I have such a love affair with Paris. I first visited the city in 2001 while shooting a French film with Luc Besson, and I return all the time. I love the Ritz and the Place Vendôme, and I always go to Buddha Bar and Luc's restaurant, Market, in the Eighth Arrondissement.

Have you ever switched your travel plans at the last minute and had a better time because of it?

Two years ago, I was invited to Johannesburg for the opening of a casino, but ended up going on safari instead. For two weeks, I would wake up at 4:30 each morning to chase nature. I felt a certain poetic kinship with the leopards. They disappear if they don't want you to find them, but they let me get pretty close.

What do you love most about traveling?

I like long airplane rides—with no phone calls or distractions. I just lie back and let my thoughts come. Sometimes, I'll even get a massage. I pack as little as I can and buy things when I arrive, except shoes. I bring different colors to match what I'm wearing. I opt for whatever's comfortable, but I do love my high-heeled Armani boots and anything by Jimmy Choo.

Do you have a favorite souvenir?

I'm not very attached to material things, but I do collect postcards wherever I go. Sometimes I'll give them to my friends and family on their birthdays or a special occasion. Each one is unique and representative of a specific city.

Where are you off to next?

I live out of hotel rooms—I'm on my way to D.C., Los Angeles, San Francisco, and then back to L.A. for another movie. I also spend a lot of time in Asia. When I'm in Bangkok, I stay at the Oriental. In the mornings, I'll take a long breakfast and gaze along the banks of the Chao Phraya. I visit China often, because my family is still there. I feel as if I was meant to live a gypsy's life.

Chinawhite
I love this private club in London. The space is quite intimate.
6 Air Street; 44-207/343-0040

Koi
Koi—in L.A. near Melrose—is a popular Japanese restaurant. I have their tuna served with crispy rice at least once a week.
730 N. La Cienega Blvd.; 310/659-9449

Nobu
In New York, I dine at Nobu. The food is great, especially the spicy tuna hand roll.
105 Hudson Street; 212/219-0500; www.noburestaurants.com

The Ivy
The tarte tatine is amazing and the mint tea made with fresh mint leaves. Dining outside is very transporting—it makes me feel as though I'm in Italy or France.
113 N. Robertson Blvd, Los Angeles, Calif.; 310/274-8303

Quan Ju De
In Beijing, everyone goes to this authentic restaurant to have the Peking Duck—it's the only dish they serve and it's unbeatable.
32 Qianmen Ave.; 86-10/6701-1379

The Ivy

Enjoy the New American cuisine—spicy Louisiana crab cakes, homemade butterscotch sundaes—in the intimate, folksy dining room of this Los Angeles institution, or in its walled outdoor patio covered with climbing roses. However, you’ll probably be too distracted by the celebrity at the table next to you to pay attention to your food. Past sightings include Tom Cruise, Jennifer Lopez, and Ben Affleck. The actress Bai Ling recommends the tarte tatine and the mint tea made with fresh mint leaves, while Donald Trump is partial to the prime rib.
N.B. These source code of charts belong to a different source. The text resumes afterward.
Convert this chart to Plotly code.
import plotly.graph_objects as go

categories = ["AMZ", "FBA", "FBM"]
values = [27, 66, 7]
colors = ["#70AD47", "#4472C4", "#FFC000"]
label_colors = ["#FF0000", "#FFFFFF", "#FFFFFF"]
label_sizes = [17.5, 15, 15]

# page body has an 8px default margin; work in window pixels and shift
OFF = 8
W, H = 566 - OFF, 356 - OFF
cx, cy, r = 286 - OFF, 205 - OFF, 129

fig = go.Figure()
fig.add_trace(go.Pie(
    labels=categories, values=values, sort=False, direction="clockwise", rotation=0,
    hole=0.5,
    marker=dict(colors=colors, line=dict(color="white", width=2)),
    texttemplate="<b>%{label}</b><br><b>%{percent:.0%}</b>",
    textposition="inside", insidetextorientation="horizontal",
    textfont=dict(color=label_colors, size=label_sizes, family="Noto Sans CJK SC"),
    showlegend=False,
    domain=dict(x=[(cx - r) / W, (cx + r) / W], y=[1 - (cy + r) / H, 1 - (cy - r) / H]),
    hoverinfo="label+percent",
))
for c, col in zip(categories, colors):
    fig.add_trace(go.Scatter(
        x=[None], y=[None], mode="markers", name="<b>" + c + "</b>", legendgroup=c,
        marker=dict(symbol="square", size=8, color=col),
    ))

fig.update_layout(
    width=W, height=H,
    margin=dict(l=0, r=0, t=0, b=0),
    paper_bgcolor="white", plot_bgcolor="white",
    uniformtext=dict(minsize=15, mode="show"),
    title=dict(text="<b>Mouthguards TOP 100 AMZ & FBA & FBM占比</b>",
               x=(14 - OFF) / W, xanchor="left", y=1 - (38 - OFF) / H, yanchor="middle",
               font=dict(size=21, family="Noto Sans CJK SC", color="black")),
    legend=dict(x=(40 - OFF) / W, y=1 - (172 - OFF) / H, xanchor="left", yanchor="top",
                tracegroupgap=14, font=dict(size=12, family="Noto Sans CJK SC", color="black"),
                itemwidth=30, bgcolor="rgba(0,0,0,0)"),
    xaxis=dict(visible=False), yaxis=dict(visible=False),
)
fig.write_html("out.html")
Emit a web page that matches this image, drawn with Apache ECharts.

Quan Ju De Duck Restaurant

As the name implies, it’s all about the roast Peking duck at this Chongwen district restaurant. The Quan Ju De brand (government-affiliated) began in 1864, and now has many locations across China. Quanren Yang, the first restaurant manager, came from a province suffering from famine and used his business savvy to establish the now-famous brand. Dishes are made from nearly every part of the duck, and it’s sliced at table side. Pay a set price for the duck and the “trimmings,” or pay extra for each accoutrement, such as thin pancakes and sauces.

Nobu New York

This inventive Japanese restaurant named after head chef Nobuyuki Matsuhisa is a Tribeca fixture. Nobu evokes the Japanese countryside with David Rockwell's interior design of natural textures, birch trees, wood floors, and river stones. The food shows the same care of design, as Matsuhisa fuses classic sushi training with his experiences in South America, resulting in unique dishes like yellowtail sashimi with jalapeno, lobster with wasabi pepper sauce, and the beloved black cod with miso.

Koi

With its sultry, feng-shui-conscious design, flickering candlelight, and crowds of A-listers sipping sake martinis, Koi is perhaps better known for its glitzy scene than it is for its Japanese-inspired food. But even if there are no paparazzi waiting outside for Lindsey or Paris to finish their spicy tuna, the dishes here are reliably yummy. Kobe beef carpaccio with yuzu vinaigrette, spicy seared albacore with crispy onions, and miso-bronzed black cod are all flavorful and satisfying—and great fuel for star-gazing.

Chinawhite

One of London’s most popular upscale nightclubs, Chinawhite is frequented by wealthy tourists and celebrities, with former patrons including Kate Moss, Lindsey Lohan, and Lilly Allen. After the club moved to its new location in 2009, interior design firm Satmoko Ball remodeled the venue using the principles of feng shui. The ground floor houses a contemporary Asian restaurant, decorated with hand-painted Chinese wallpaper and Balinese friezes, while the downstairs club contains color-changing light fixtures and a glass bar inscribed with a Chinese love poem. Beside the dance floor, international DJ’s play a mix of house, R&B, and dance music.